As our society grows more complex and more populated, the amount of organization that is needed increases. Once there was no internet; now we are struggling with controlling pornography and various scams that show up on it.

If one person lives alone on 40 acres in the mountains, very little regulation is needed. If five people live on that same property, more regulation is needed. Even more is needed if a hundred people share the same space and resources.

Certainly there can be abuses. Certainly we need to discuss issues of balancing rights and responsibilities and what level of government - organized society - can best maintain that balance. However. those who want to eliminate regulations, who want to turn back the clock to “the good old days,,” or who want to preserve a particular style of life, are often missing the realities of today.

We cannot return to the destructive farming, ranching, mining, fishing and logging practices that were based on the premise that it is acceptable to use up the resource because there is always more just over the next hill.

Certainty the impact of regulations must be discussed and those affected should have a voice. But those who seek, absolute property rights and declare regulations and the government that enforces them, to be “the enemy” are not living in the real world.

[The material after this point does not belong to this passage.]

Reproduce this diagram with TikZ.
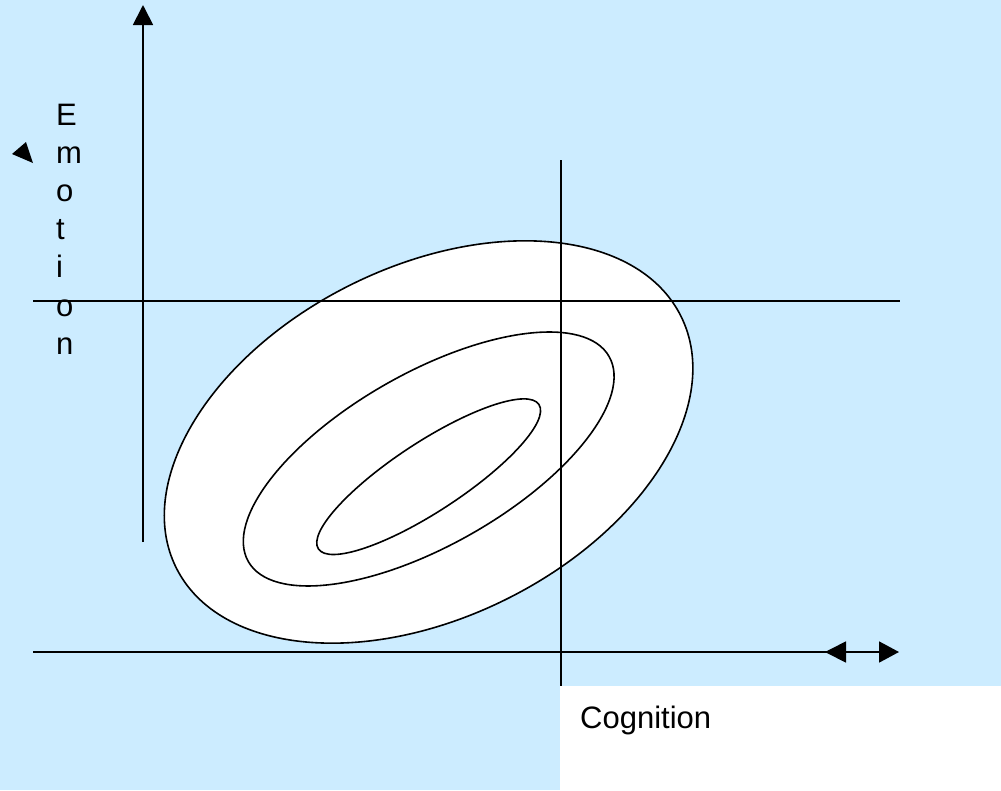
\documentclass[tikz,border=0pt]{standalone}
\usepackage{fontspec}
\setmainfont{Liberation Sans}
\usetikzlibrary{arrows.meta}
\definecolor{bgblue}{RGB}{204,236,255}
\tikzset{
  axisline/.style={line width=1.8pt, black},
  tri/.style={-{Triangle[length=20pt,width=20pt]}},
  ring/.style={line width=1.6pt, draw=black, fill=white},
  lbl/.style={font=\fontsize{31}{36}\selectfont, inner sep=0pt, anchor=base west},
}
\begin{document}
\begin{tikzpicture}[x=1pt,y=-1pt]
\useasboundingbox (0,0) rectangle (1001,790);
\fill[bgblue] (0,0) rectangle (1001,790);
% ellipses
\coordinate (c1) at (428.6,442);
\coordinate (c2) at (428.7,459);
\coordinate (c3) at (428.7,476.7);
\draw[ring, rotate around={26.5:(c1)}] (c1) ellipse [x radius=282pt, y radius=175.4pt];
\draw[ring, rotate around={29.6:(c2)}] (c2) ellipse [x radius=207.5pt, y radius=86.2pt];
\draw[ring, rotate around={33.2:(c3)}] (c3) ellipse [x radius=131.8pt, y radius=34.7pt];
% axes and lines
\coordinate (va0) at (143,542);
\coordinate (va1) at (143,5);
\draw[axisline, tri] (va0) -- (va1);
\coordinate (h1a) at (33,301);
\coordinate (h1b) at (900,301);
\draw[axisline] (h1a) -- (h1b);
\coordinate (v2a) at (561,160);
\coordinate (v2b) at (561,686);
\draw[axisline] (v2a) -- (v2b);
\coordinate (h2a) at (33,652);
\coordinate (h2b) at (846,652);
\draw[axisline] (h2a) -- (h2b);
\coordinate (ar1) at (825,652);
\coordinate (ar2) at (899,652);
\draw[axisline, {Triangle[length=21pt,width=21pt]}-{Triangle[length=20pt,width=21pt]}] (ar1) -- (ar2);
% stray arrowhead
\fill[black] (12,154) -- (26,142) -- (33,163) -- cycle;
% emotion label
\foreach \ch [count=\i from 0] in {E,m,o,t,i,o,n} {
  \node[lbl] (e\i) at (56,125+38.2*\i) {\ch};
}
% cognition box
\node[fill=white, minimum width=441pt, minimum height=104pt, inner sep=0pt, anchor=north west] (cogbox) at (560,686) {};
\node[lbl] (cog) at (580,728.3) {Cognition};
\end{tikzpicture}
\end{document}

So here’s the rub: All too often we want less regulation on us but more on everyone else.

Many people who say they are anti-government, including some mentioned in “the ragged edge” series, are really just anti-government as it is now. Very likely their vision of government would impose as many if not more regulations than we have now, perhaps just fewer on themselves and more on everyone else.

The issues behind this sentiment need to be addressed, but let’s examine the solutions that are proposed. Indeed, in many cases no solution is put forward at all, other than declaring the government to be the enemy and wanting less of it.

Many in the series advocate local control. It has become a cliche to say that local government governs best, but is that true? Can counties and states adequately cope with environmental, financial, health and safety issues that reach across county and state lines?

Would slavery be gone or civil rights adequately pursued if such issues were left entirely to states and local communities? Will not shifting regulatory power away from federal government to local government simply put more power into the hands of multinational corporations, for whom the bottom line is sometimes more important than people’s health and rights?

Certainly some who are attacking government have an agenda that includes bigotry. Their vision is of a society in which some have more rights than others. While often this disparity is along racial lines, it crosses gender, class and other lines as well.

Their view of the Constitution as they perceive it to have been written - without all of the amendments and without 200-plus years of court interpretation - does not assure equal rights for people of color, women or children. This view may not be the hatred-filled racism of the Aryan Nations, but it is racism, for it perpetuates a society in which some do not have equal rights.

So, let’s work on the issues, but be critical of the solutions.

Certainly the solution of the Aryan Nations is not acceptable. The racism in the agenda of many elements of the militia and Christian Patriots renders their direction unacceptable as well. And processes that are based on intimidition and violence - who has the biggest gun - are not acceptable, either.

Attempting to deal with today’s challenges in ways that are divisive, racist, sexist or violent is not progress.

We all enter into something of a contract with the greater society around us. I respect the rights of others; in turn others respect my rights. I contribute to the well-being of others and they to mine. I am richer when others around me are rich, and poorer when they are poor.

We have to ask ourselves if the militias and the various groups under the name of “patriots” promote a just society and a social contract that is workable. lf not, they are not worthy of our time.